In exchange for that opportunity, the buyer of the option would be paying us $1.41 per share (the “premium”).
Because we’re collecting immediate income when we open the trade, we’re lowering our cost basis on the shares we’re buying.
That’s what makes this trade safer than simply purchasing shares of the underlying stock the “traditional” way.
With all of this in mind, there are two likely ways our High-Yield Trade of the Week would work out, and they both offer significantly higher income than what we’d collect if we relied on the stock’s dividends alone.
To be conservative, we don’t include any dividends in our calculations for either of the following scenarios. The annualized yields are generated from options premium and applicable capital gains alone. So any dividends collected are just “bonus” that will boost our overall annualized yields even further. Let’s take a closer look at each scenario…
Scenario #1: NKE stays under $54.50 by September 29
If NKE stays under $54.50 by September 29, our options contract would expire and we’d get to keep our 100 shares.
In the process, we’d receive $141 in premium ($1.41 x 100 shares).
That income would be collected instantly, when the trade opens.
Excluding any commissions, if “Scenario 1″ plays out, we’d receive a 2.6% yield for selling the covered call ($1.41 / $53.94) in 35 days. That works out to a 27.3% annualized yield.
Scenario #2: NKE climbs over $54.50 by September 29
If NKE climbs over $54.50 by September 29, our 100 shares will get sold (“called away”) at $54.50 per share.
In “Scenario 2” — like “Scenario 1” — we’d collect an instant $141 in premium ($1.41 x 100 shares) when the trade opens. We’d also generate $56 in capital gains ($0.56 x 100) when the trade closes because we’d be buying 100 shares at $53.94 and selling them at $54.50.
In this scenario, excluding any commissions, we’d be looking at a $197 profit.
From a percentage standpoint, this scenario would deliver an instant 2.6% yield for selling the covered call ($1.41 / $53.94) and a 1.0% return from capital gains ($0.56/ $53.94).
At the end of the day, we’d be looking at a 3.7% total return in 35 days, which works out to a 38.1% annualized yield from NKE.
Here’s how we’d make the trade…
We’d place a “Buy-Write” options order with a Net Debit price of as close to $52.53 ($53.94 – $1.41) as we can get — the lower the better. Options contracts work in 100-share blocks, so we’d have to buy at least 100 shares of Nike (NKE) for this trade. For every 100 shares we’d buy, we’d “Sell to Open” one options contract using a limit order. Accounting for the $141 in premium we’d collect, that would require a minimum investment of $5,253.
Good Trading!
Greg Patrick
P.S. We’d only make this trade if: 1) we wanted to own the underlying stock anyways 2) we believed it was trading at a reasonable price 3) we were comfortable owning it for the long-haul in case the price drops significantly below our cost basis by expiration and 4) we were comfortable letting it go if shares get called away. To be mindful of position sizing, except in rare cases, the value of this trade wouldn’t exceed 5% of our total portfolio value. In addition, to minimize taxes and tax paperwork, we would most likely make this trade in a retirement account, such as an IRA or 401(k).
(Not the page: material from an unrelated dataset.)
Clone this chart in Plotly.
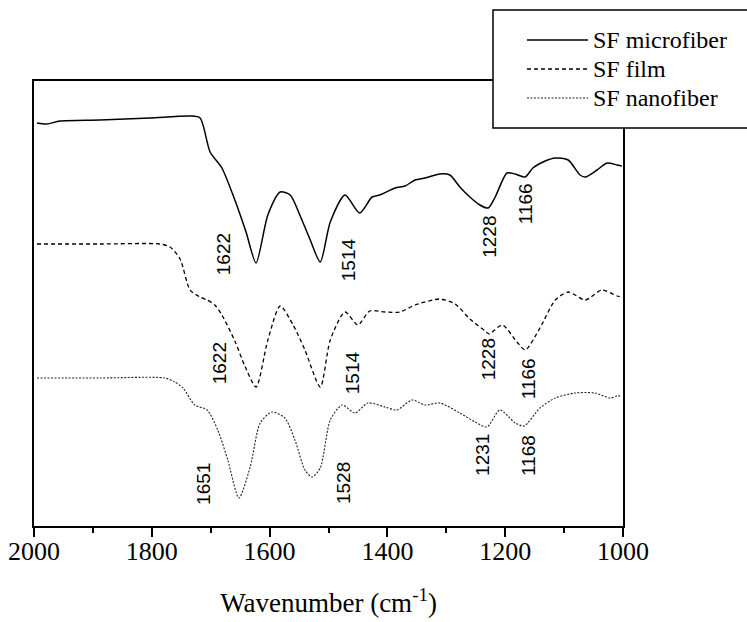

Please note: We’re not registered financial advisors and these aren’t specific recommendations for you as an individual. Each of our readers have different financial situations, risk tolerance, goals, time frames, etc. You should also be aware that some of the trade details (specifically stock prices and options premiums) are certain to change from the time we do our research, to the time we publish our article, to the time you’re alerted about it. So please don’t attempt to make this trade yourself without first doing your own due diligence and research.